**TASK STATEMENT**
All of the records listed below should be retyped exactly.
↓↓↓
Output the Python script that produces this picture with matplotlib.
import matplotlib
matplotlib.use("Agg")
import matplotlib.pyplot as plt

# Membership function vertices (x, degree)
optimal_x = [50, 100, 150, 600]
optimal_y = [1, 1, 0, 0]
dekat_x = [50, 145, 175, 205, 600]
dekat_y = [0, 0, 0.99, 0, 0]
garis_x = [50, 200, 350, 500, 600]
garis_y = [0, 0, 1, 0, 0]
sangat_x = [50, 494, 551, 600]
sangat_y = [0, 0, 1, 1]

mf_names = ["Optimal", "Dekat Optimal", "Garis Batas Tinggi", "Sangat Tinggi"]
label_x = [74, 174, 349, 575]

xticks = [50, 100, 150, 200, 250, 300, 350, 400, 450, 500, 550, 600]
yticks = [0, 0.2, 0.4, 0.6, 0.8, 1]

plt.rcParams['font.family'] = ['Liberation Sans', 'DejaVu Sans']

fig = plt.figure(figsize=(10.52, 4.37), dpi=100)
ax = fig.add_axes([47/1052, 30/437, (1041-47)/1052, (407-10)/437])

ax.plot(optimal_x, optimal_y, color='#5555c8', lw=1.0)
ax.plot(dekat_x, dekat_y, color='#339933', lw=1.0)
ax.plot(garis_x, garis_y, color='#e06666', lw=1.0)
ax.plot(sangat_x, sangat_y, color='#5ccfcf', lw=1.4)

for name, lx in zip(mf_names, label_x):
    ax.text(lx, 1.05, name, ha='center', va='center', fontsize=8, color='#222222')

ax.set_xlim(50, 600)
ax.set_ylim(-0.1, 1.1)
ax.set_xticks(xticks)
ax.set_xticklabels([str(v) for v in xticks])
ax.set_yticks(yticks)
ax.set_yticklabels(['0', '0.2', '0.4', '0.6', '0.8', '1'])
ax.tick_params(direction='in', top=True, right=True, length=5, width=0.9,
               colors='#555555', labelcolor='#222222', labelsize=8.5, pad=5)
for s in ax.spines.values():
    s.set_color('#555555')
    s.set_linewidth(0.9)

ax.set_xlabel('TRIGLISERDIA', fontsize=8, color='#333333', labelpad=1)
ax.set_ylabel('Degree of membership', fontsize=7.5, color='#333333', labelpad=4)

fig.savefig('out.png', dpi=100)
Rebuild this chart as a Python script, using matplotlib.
↑↑↑
**SOLUTION FOR THIS TASK**
Output the Python script that produces this picture with matplotlib.
import matplotlib
matplotlib.use("Agg")
import matplotlib.pyplot as plt

# Membership function vertices (x, degree)
optimal_x = [50, 100, 150, 600]
optimal_y = [1, 1, 0, 0]
dekat_x = [50, 145, 175, 205, 600]
dekat_y = [0, 0, 0.99, 0, 0]
garis_x = [50, 200, 350, 500, 600]
garis_y = [0, 0, 1, 0, 0]
sangat_x = [50, 494, 551, 600]
sangat_y = [0, 0, 1, 1]

mf_names = ["Optimal", "Dekat Optimal", "Garis Batas Tinggi", "Sangat Tinggi"]
label_x = [74, 174, 349, 575]

xticks = [50, 100, 150, 200, 250, 300, 350, 400, 450, 500, 550, 600]
yticks = [0, 0.2, 0.4, 0.6, 0.8, 1]

plt.rcParams['font.family'] = ['Liberation Sans', 'DejaVu Sans']

fig = plt.figure(figsize=(10.52, 4.37), dpi=100)
ax = fig.add_axes([47/1052, 30/437, (1041-47)/1052, (407-10)/437])

ax.plot(optimal_x, optimal_y, color='#5555c8', lw=1.0)
ax.plot(dekat_x, dekat_y, color='#339933', lw=1.0)
ax.plot(garis_x, garis_y, color='#e06666', lw=1.0)
ax.plot(sangat_x, sangat_y, color='#5ccfcf', lw=1.4)

for name, lx in zip(mf_names, label_x):
    ax.text(lx, 1.05, name, ha='center', va='center', fontsize=8, color='#222222')

ax.set_xlim(50, 600)
ax.set_ylim(-0.1, 1.1)
ax.set_xticks(xticks)
ax.set_xticklabels([str(v) for v in xticks])
ax.set_yticks(yticks)
ax.set_yticklabels(['0', '0.2', '0.4', '0.6', '0.8', '1'])
ax.tick_params(direction='in', top=True, right=True, length=5, width=0.9,
               colors='#555555', labelcolor='#222222', labelsize=8.5, pad=5)
for s in ax.spines.values():
    s.set_color('#555555')
    s.set_linewidth(0.9)

ax.set_xlabel('TRIGLISERDIA', fontsize=8, color='#333333', labelpad=1)
ax.set_ylabel('Degree of membership', fontsize=7.5, color='#333333', labelpad=4)

fig.savefig('out.png', dpi=100)
Rebuild this chart as a Python script, using matplotlib.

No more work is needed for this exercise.